You are right when you say, “‘A’ has the right to be friends with whoever she wants.” And even though your head knows that this is true, your heart “still really hurts” because you miss the closeness you and “A” used to have. Because you don’t yet have another friend to share that same level of closeness with, you feel “jealous” and left-out. I understand.

Sometimes friends outgrow the friendship they have at the same time. Both friends, without saying as much, just start spending less and less time together. It doesn’t usually cause much hurt this way because both friends, for whatever reason, have turned their attention to other things and/or other people. But in this case, it sounds like “A” outgrew the friendship before you did. So you were left feeling “Hey! Come back! I don’t like being here without your friendship!”

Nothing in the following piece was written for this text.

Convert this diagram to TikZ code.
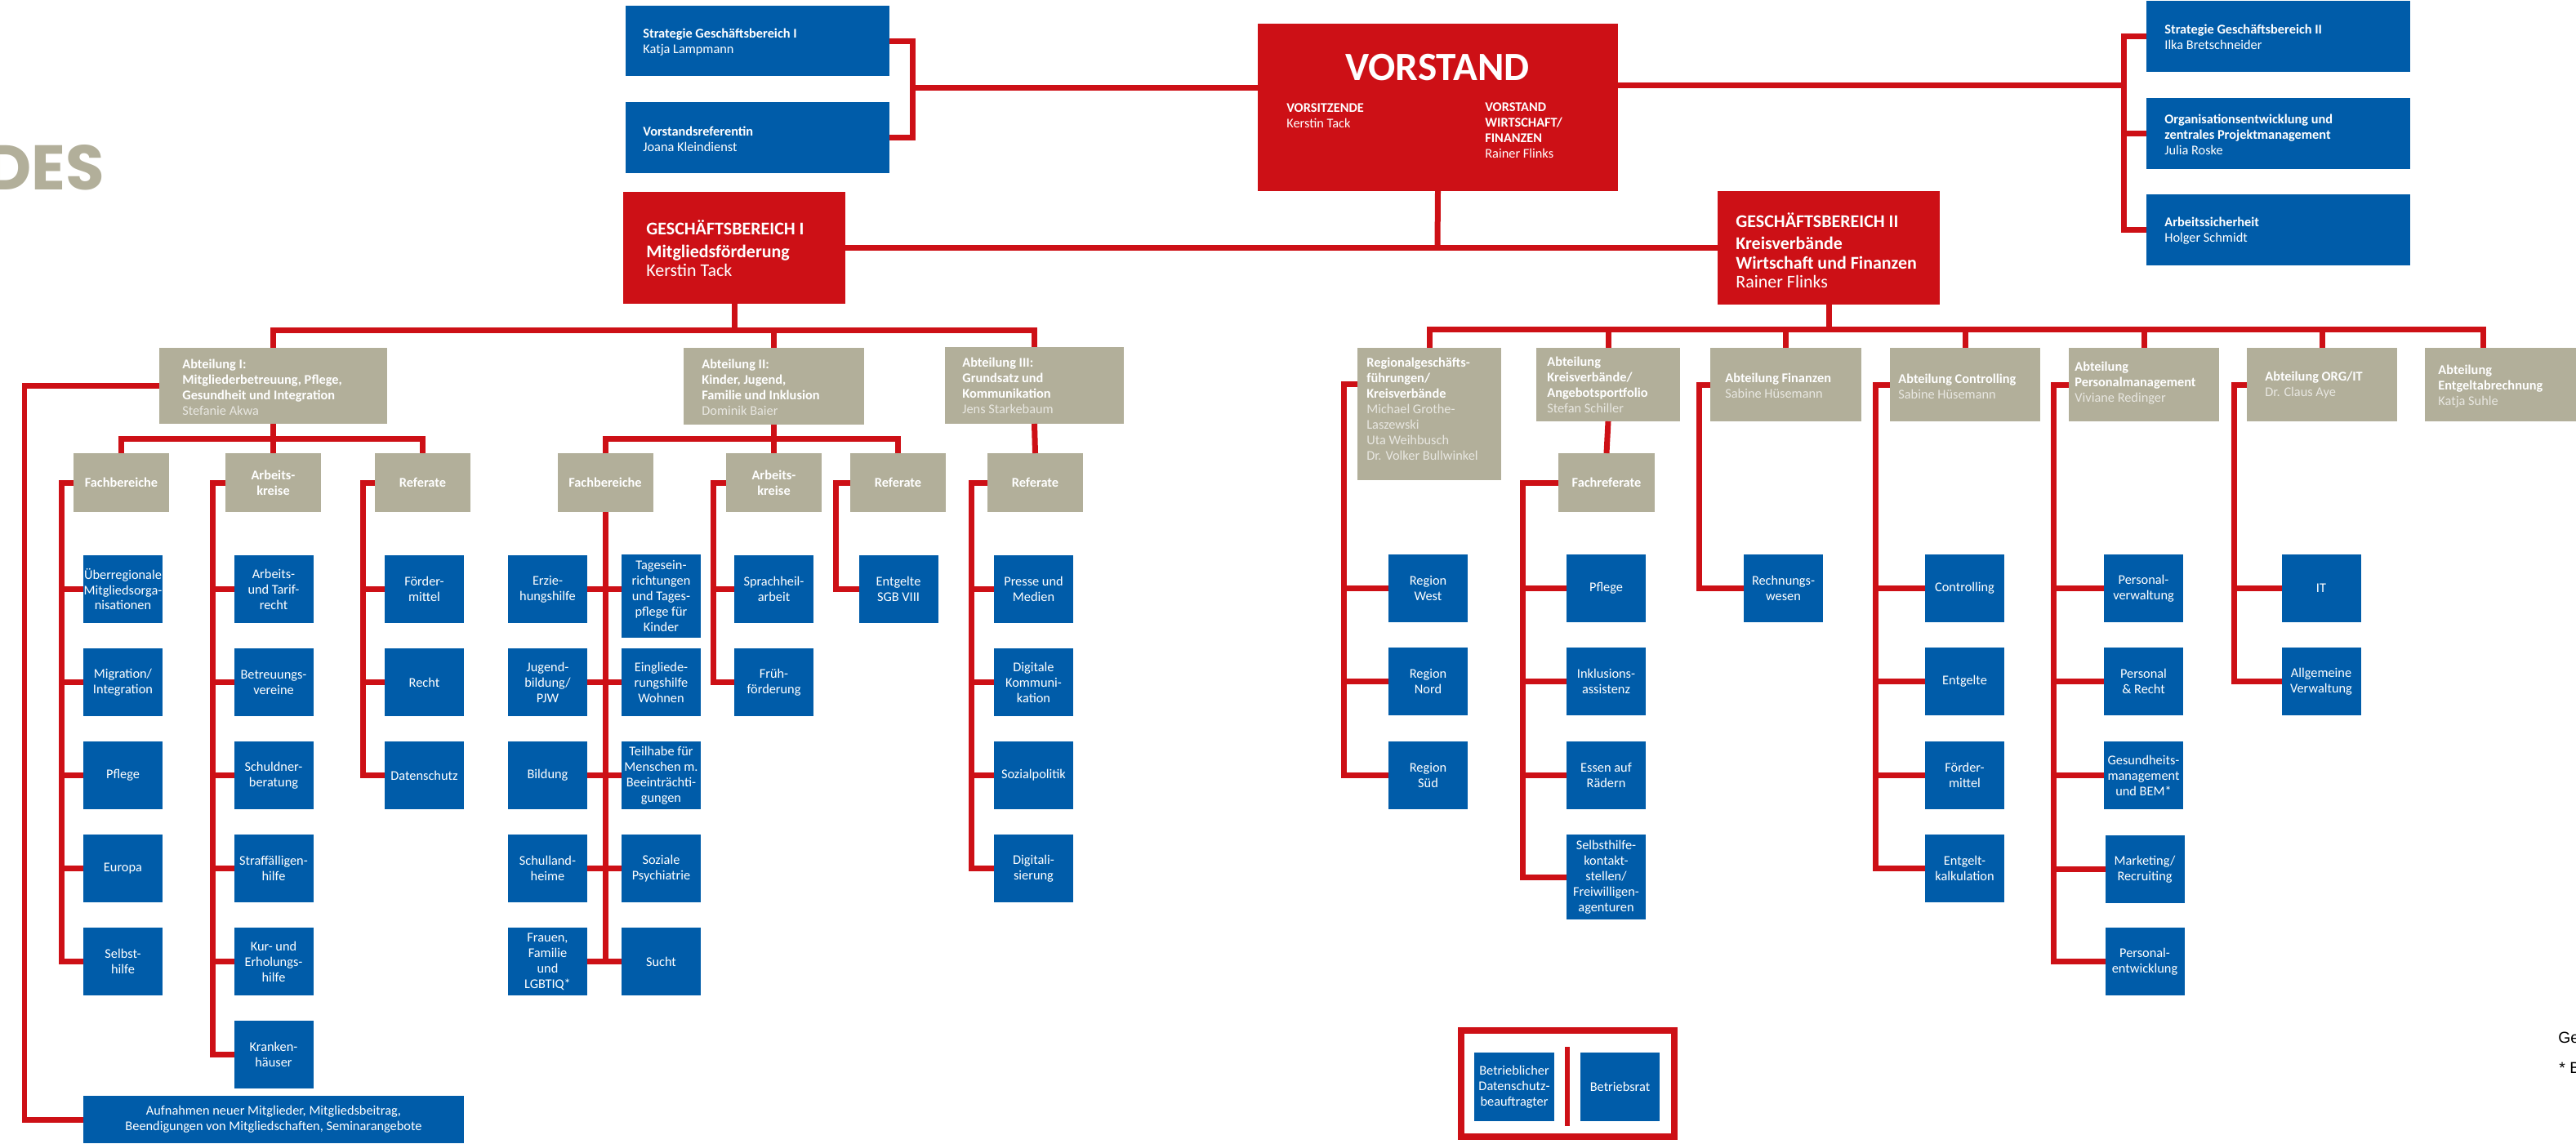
\documentclass[tikz,border=0pt]{standalone}
\usepackage{fontspec}
\setmainfont{Carlito}
\newfontfamily\headfont{Poppins}
\newfontfamily\notefont{Liberation Sans}
\definecolor{dvred}{RGB}{205,16,22}
\definecolor{dvblue}{RGB}{0,92,169}
\definecolor{dvtan}{RGB}{178,175,154}
\colorlet{dvname}{white!70!dvtan}
\newcommand{\fsn}{\fontsize{9.3}{10.8}\selectfont}
\newcommand{\who}[1]{{\mdseries #1}}
\newcommand{\whog}[1]{{\mdseries\color{dvname}#1}}

\begin{document}
\begin{tikzpicture}[x=0.02cm, y=-0.02cm,
  wh/.style 2 args={minimum width=#1*0.02cm, minimum height=#2*0.02cm},
  orgbox/.style={inner sep=0pt, outer sep=0pt, text=white, font=\fsn, align=center},
  redbox/.style={orgbox, fill=dvred},
  bluebox/.style={orgbox, fill=dvblue},
  tanbox/.style={orgbox, fill=dvtan, font=\fsn\bfseries},
  cell/.style={bluebox, wh={97}{83}},
  sect/.style={tanbox, wh={117}{72}},
  txt/.style={anchor=west, align=left, inner sep=0pt, text=white, font=\fsn\bfseries},
  bigtxt/.style={txt, font=\fontsize{12.5}{13.2}\selectfont\bfseries},
  link/.style={draw=dvred, line width=0.14cm}]
\useasboundingbox (0,0) rectangle (3154,1400);

% title fragment, cut by the page edge
\node[font=\headfont\bfseries\fontsize{44}{48}\selectfont, text=dvtan, anchor=base east, inner sep=0pt] (ttl) at (128,232) {DES};

% board and staff
\node[redbox, wh={441}{205}] (vorstand) at (1760.5,131.5) {};
\node[anchor=base, inner sep=0pt, text=white, font=\fontsize{28}{30}\selectfont\bfseries] (vtitle) at (1760,98) {VORSTAND};
\node[txt] (vchair) at (1575,142) {VORSITZENDE\\\who{Kerstin Tack}};
\node[txt] (vfin) at (1818,160) {VORSTAND\\WIRTSCHAFT/\\FINANZEN\\\who{Rainer Flinks}};

\node[bluebox, wh={323}{86}] (strat1) at (927.5,50) {};
\node[txt] at (787,51.5) {Strategie Geschäftsbereich I\\\who{Katja Lampmann}};
\node[bluebox, wh={323}{87}] (vref) at (927.5,168.5) {};
\node[txt] at (787,170) {Vorstandsreferentin\\\who{Joana Kleindienst}};
\node[bluebox, wh={323}{87}] (strat2) at (2789.5,44.5) {};
\node[txt] at (2650,45.5) {Strategie Geschäftsbereich II\\\who{Ilka Bretschneider}};
\node[bluebox, wh={323}{87}] (orgent) at (2789.5,163.5) {};
\node[txt] at (2650,165) {Organisationsentwicklung und\\zentrales Projektmanagement\\\who{Julia Roske}};
\node[bluebox, wh={323}{87}] (arbsich) at (2789.5,281.5) {};
\node[txt] at (2650,283) {Arbeitssicherheit\\\who{Holger Schmidt}};

% business units
\node[redbox, wh={272}{137}] (gb1) at (899,303) {};
\node[bigtxt] at (791,304.5) {GESCHÄFTSBEREICH I\\[2.5pt]Mitgliedsförderung\\\who{Kerstin Tack}};
\node[redbox, wh={272}{139}] (gb2) at (2239,303) {};
\node[bigtxt] at (2125,306.5) {GESCHÄFTSBEREICH II\\[2.5pt]Kreisverbände\\Wirtschaft und Finanzen\\\who{Rainer Flinks}};

% departments of GB I
\node[tanbox, wh={279}{93}] (abt1) at (334.5,472.5) {};
\node[txt] at (223,474) {Abteilung I:\\Mitgliederbetreuung, Pflege,\\Gesundheit und Integration\\\whog{Stefanie Akwa}};
\node[tanbox, wh={221}{94}] (abt2) at (947.5,473) {};
\node[txt] at (859,474) {Abteilung II:\\Kinder, Jugend,\\Familie und Inklusion\\\whog{Dominik Baier}};
\node[tanbox, wh={219}{94}] (abt3) at (1266.5,472) {};
\node[txt] at (1178,472) {Abteilung III:\\Grundsatz und\\Kommunikation\\\whog{Jens Starkebaum}};

\node[sect] (fb1) at (148.5,591) {Fachbereiche};
\node[sect] (ak1) at (334.5,591) {Arbeits-\\kreise};
\node[sect] (ref1) at (517.5,591) {Referate};
\node[sect] (fb2) at (741,591) {Fachbereiche};
\node[sect] (ak2) at (947.5,591) {Arbeits-\\kreise};
\node[sect] (ref2) at (1099.5,591) {Referate};
\node[sect] (ref3) at (1267.5,591) {Referate};

% Abteilung I
\node[cell] (ueber) at (150.5,721.5) {Überregionale\\Mitgliedsorga-\\nisationen};
\node[cell] (migr) at (150.5,835.5) {Migration/\\Integration};
\node[cell] (pflege1) at (150.5,949.5) {Pflege};
\node[cell] (europa) at (150.5,1063.5) {Europa};
\node[cell] (selbst) at (150.5,1177.5) {Selbst-\\hilfe};
\node[cell] (arbtarif) at (335,721.5) {Arbeits-\\und Tarif-\\recht};
\node[cell] (betreu) at (335,835.5) {Betreuungs-\\vereine};
\node[cell] (schuldner) at (335,949.5) {Schuldner-\\beratung};
\node[cell] (straff) at (335,1063.5) {Straffälligen-\\hilfe};
\node[cell] (kur) at (335,1177.5) {Kur- und\\Erholungs-\\hilfe};
\node[cell] (kranken) at (335,1291.5) {Kranken-\\häuser};
\node[cell] (foerd1) at (519.5,721.5) {Förder-\\mittel};
\node[cell] (recht) at (519.5,835.5) {Recht};
\node[cell] (dschutz) at (519.5,949.5) {Datenschutz};
\node[bluebox, wh={466}{58}] (aufn) at (335,1371) {Aufnahmen neuer Mitglieder, Mitgliedsbeitrag,\\Beendigungen von Mitgliedschaften, Seminarangebote};

% Abteilung II
\node[cell] (erz) at (670.5,721.5) {Erzie-\\hungshilfe};
\node[cell] (jugend) at (670.5,835.5) {Jugend-\\bildung/\\PJW};
\node[cell] (bildung) at (670.5,949.5) {Bildung};
\node[cell] (schulland) at (670.5,1063.5) {Schulland-\\heime};
\node[cell] (frauen) at (670.5,1177.5) {Frauen,\\Familie\\und\\LGBTIQ*};
\node[bluebox, wh={97}{102}] (tages) at (809.5,730) {Tagesein-\\richtungen\\und Tages-\\pflege für\\Kinder};
\node[cell] (einglied) at (809.5,835.5) {Eingliede-\\rungshilfe\\Wohnen};
\node[cell] (teilhabe) at (809.5,949.5) {Teilhabe für\\Menschen m.\\Beeinträchti-\\gungen};
\node[cell] (sozpsy) at (809.5,1063.5) {Soziale\\Psychiatrie};
\node[cell] (sucht) at (809.5,1177.5) {Sucht};
\node[cell] (sprach) at (947.5,721.5) {Sprachheil-\\arbeit};
\node[cell] (frueh) at (947.5,835.5) {Früh-\\förderung};
\node[cell] (entgsgb) at (1100,721.5) {Entgelte\\SGB VIII};

% Abteilung III
\node[cell] (presse) at (1265.5,721.5) {Presse und\\Medien};
\node[cell] (digkom) at (1265.5,835.5) {Digitale\\Kommuni-\\kation};
\node[cell] (sozpol) at (1265.5,949.5) {Sozialpolitik};
\node[cell] (digital) at (1265.5,1063.5) {Digitali-\\sierung};

% departments of GB II
\node[tanbox, wh={176}{162}] (reg) at (1750,507) {};
\node[txt] at (1673,500.5) {Regionalgeschäfts-\\führungen/\\Kreisverbände\\\whog{Michael Grothe-}\\\whog{Laszewski}\\\whog{Uta Weihbusch}\\\whog{Dr. Volker Bullwinkel}};
\node[tanbox, wh={176}{90}] (akv) at (1969,471) {};
\node[txt] at (1894,471) {Abteilung\\Kreisverbände/\\Angebotsportfolio\\\whog{Stefan Schiller}};
\node[tanbox, wh={185}{90}] (fin) at (2186.5,471) {};
\node[txt] at (2112,472.5) {Abteilung Finanzen\\\whog{Sabine Hüsemann}};
\node[tanbox, wh={184}{90}] (ctrl) at (2406,471) {};
\node[txt] at (2324,473.5) {Abteilung Controlling\\\whog{Sabine Hüsemann}};
\node[tanbox, wh={184}{90}] (pm) at (2625,471) {};
\node[txt] at (2540,469.5) {Abteilung\\Personalmanagement\\\whog{Viviane Redinger}};
\node[tanbox, wh={184}{90}] (orgit) at (2843,471) {};
\node[txt] at (2773,471.5) {Abteilung ORG/IT\\\whog{Dr. Claus Aye}};
\node[tanbox, wh={185}{90}] (entg) at (3061.5,471) {};
\node[txt] at (2985,473.5) {Abteilung\\Entgeltabrechnung\\\whog{Katja Suhle}};
\node[sect, wh={118}{72}] (fachref) at (1967,591) {Fachreferate};

\node[cell] (rwest) at (1748.5,720.5) {Region\\West};
\node[cell] (rnord) at (1748.5,834.5) {Region\\Nord};
\node[cell] (rsued) at (1748.5,949.5) {Region\\Süd};
\node[cell] (pflege2) at (1966.5,720.5) {Pflege};
\node[cell] (inklus) at (1966.5,834.5) {Inklusions-\\assistenz};
\node[cell] (essen) at (1966.5,949.5) {Essen auf\\Rädern};
\node[bluebox, wh={97}{104}] (selbsthk) at (1966.5,1074) {Selbsthilfe-\\kontakt-\\stellen/\\Freiwilligen-\\agenturen};
\node[cell] (rechn) at (2183.5,720.5) {Rechnungs-\\wesen};
\node[cell] (contr) at (2405.5,720.5) {Controlling};
\node[cell] (entgelte2) at (2405.5,834.5) {Entgelte};
\node[cell] (foerd2) at (2405.5,949.5) {Förder-\\mittel};
\node[cell] (ekalk) at (2405.5,1063.5) {Entgelt-\\kalkulation};
\node[cell] (pverw) at (2624.5,720.5) {Personal-\\verwaltung};
\node[cell] (precht) at (2624.5,834.5) {Personal\\\& Recht};
\node[cell] (gesund) at (2624.5,949.5) {Gesundheits-\\management\\und BEM*};
\node[cell] (market) at (2626,1064.5) {Marketing/\\Recruiting};
\node[cell] (pentw) at (2626,1177.5) {Personal-\\entwicklung};
\node[cell] (it) at (2842,720.5) {IT};
\node[cell] (allg) at (2842,834.5) {Allgemeine\\Verwaltung};

% works council group
\node[draw=dvred, line width=0.16cm, wh={261}{130}, inner sep=0pt] (brframe) at (1919.5,1327) {};
\node[bluebox, wh={98}{84}] (bdsb) at (1854,1331) {Betrieblicher\\Datenschutz-\\beauftragter};
\node[bluebox, wh={97}{84}] (brat) at (1983.5,1331) {Betriebsrat};
\draw[draw=dvred, line width=0.11cm] (1919,1282) -- (1919,1379);

% footnotes, cut by the page edge
\node[font=\notefont\fontsize{11}{13}\selectfont, anchor=base west, inner sep=0pt] (note1) at (3132,1277) {Ge};
\node[font=\notefont\fontsize{11}{13}\selectfont, anchor=base west, inner sep=0pt] (note2) at (3133,1314) {* B};

% top connectors
\coordinate (jl) at (1117,107);
\coordinate (jr) at (2600,104);
\coordinate (jm) at (1760,303);
\draw[link] (strat1.east) -| (jl) |- (vref.east);
\draw[link] (jl) -- (jl -| vorstand.west);
\draw[link] (jr -| vorstand.east) -- (jr);
\draw[link] (strat2.west) -| (jr) |- (arbsich.west);
\draw[link] (orgent.west) -- (orgent.west -| jr);
\draw[link] (vorstand.south) -- (jm);
\draw[link] (gb1.east) -- (gb2.west);

% GB I tree
\coordinate (bus1) at (900,404);
\coordinate (bus1a) at (335,537);
\coordinate (bus2a) at (947,537);
\draw[link] (gb1.south) -- (gb1.south |- bus1);
\draw[link] (abt1.north) |- (bus1 -| abt3.north) -- (abt3.north);
\draw[link] (abt2.north) -- (abt2.north |- bus1);
\draw[link] (abt1.south) -- (ak1.north);
\draw[link] (fb1.north) |- (bus1a -| ref1.north) -- (ref1.north);
\draw[link] (abt2.south) -- (ak2.north);
\draw[link] (fb2.north) |- (bus2a -| ref2.north) -- (ref2.north);
\draw[link] (abt3.south) -- (ref3.north);

\coordinate (s10) at (30,0);
\coordinate (s11) at (75,0);
\coordinate (s12) at (260,0);
\coordinate (s13) at (444,0);
\coordinate (s22) at (873,0);
\coordinate (s23) at (1023,0);
\coordinate (s31) at (1189,0);
\draw[link] (abt1.west) -| (s10 |- aufn.west) -- (aufn.west);
\draw[link] (fb1.west) -| (s11 |- selbst.west) -- (selbst.west);
\foreach \n in {ueber,migr,pflege1,europa} \draw[link] (\n.west) -- (\n.west -| s11);
\draw[link] (ak1.west) -| (s12 |- kranken.west) -- (kranken.west);
\foreach \n in {arbtarif,betreu,schuldner,straff,kur} \draw[link] (\n.west) -- (\n.west -| s12);
\draw[link] (ref1.west) -| (s13 |- dschutz.west) -- (dschutz.west);
\foreach \n in {foerd1,recht} \draw[link] (\n.west) -- (\n.west -| s13);
\draw[link] (fb2.south) -- (fb2.south |- sucht.west);
\foreach \a/\b in {erz/tages,jugend/einglied,bildung/teilhabe,schulland/sozpsy,frauen/sucht}
  \draw[link] (\a.east) -- (\a.east -| \b.west);
\draw[link] (ak2.west) -| (s22 |- frueh.west) -- (frueh.west);
\draw[link] (sprach.west) -- (sprach.west -| s22);
\draw[link] (ref2.west) -| (s23 |- entgsgb.west) -- (entgsgb.west);
\draw[link] (ref3.west) -| (s31 |- digital.west) -- (digital.west);
\foreach \n in {presse,digkom,sozpol} \draw[link] (\n.west) -- (\n.west -| s31);

% GB II tree
\coordinate (bus2) at (2239,403);
\coordinate (d7) at (3040,403);
\draw[link] (gb2.south) -- (gb2.south |- bus2);
\draw[link] (reg.north) |- (d7) -- (d7 |- entg.north);
\foreach \n in {akv,fin,ctrl,pm,orgit} \draw[link] (\n.north) -- (\n.north |- bus2);
\draw[link] (akv.south) -- (fachref.north);

\coordinate (s41) at (1645,470);
\coordinate (s42) at (1864,0);
\coordinate (s43) at (2080,0);
\coordinate (s44) at (2296,0);
\coordinate (s45) at (2514,0);
\coordinate (s46) at (2735,0);
\draw[link] (s41 -| reg.west) -- (s41) |- (rsued.west);
\foreach \n in {rwest,rnord} \draw[link] (\n.west) -- (\n.west -| s41);
\draw[link] (fachref.west) -| (s42 |- selbsthk.west) -- (selbsthk.west);
\foreach \n in {pflege2,inklus,essen} \draw[link] (\n.west) -- (\n.west -| s42);
\draw[link] (fin.west) -| (s43 |- rechn.west) -- (rechn.west);
\draw[link] (ctrl.west) -| (s44 |- ekalk.west) -- (ekalk.west);
\foreach \n in {contr,entgelte2,foerd2} \draw[link] (\n.west) -- (\n.west -| s44);
\draw[link] (pm.west) -| (s45 |- pentw.west) -- (pentw.west);
\foreach \n in {pverw,precht,gesund,market} \draw[link] (\n.west) -- (\n.west -| s45);
\draw[link] (orgit.west) -| (s46 |- allg.west) -- (allg.west);
\draw[link] (it.west) -- (it.west -| s46);
\end{tikzpicture}
\end{document}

My best advice is to try thinking of it this way: This wonderful, long-term friendship you had with “A” has given you many gifts. You two have had lots of great times. Laughed together. Shared secrets. Learned how to negotiate differences of opinions. Learned how to be honest with each other. Through your friendship with “A” you have learned so much about yourself. And one very important thing you’ve learned is what it means to be a great friend. You now have that skill and it’s yours, forever. Now’s the time to: a) Thank “A” for what she’s given you. b) Say goodbye to this phase of your friendship with “A.” You two may become close again in the future, but for now, this chapter has ended. And c) Take what you have learned about friendship and reach out to some new people. You have everything you need to create new friendships which will bring you more wonderful gifts.

Smile. It’s OK. I hope this helps you enjoy the rest of your weekend and the rest of the school year.

In friendship,
Terra

Hey Terra,

Thank you soo much for explaining it like that to me, it makes me feel much better about this situation.

Happier now

Dear Happier Now,

I’m so glad to have helped. Have fun.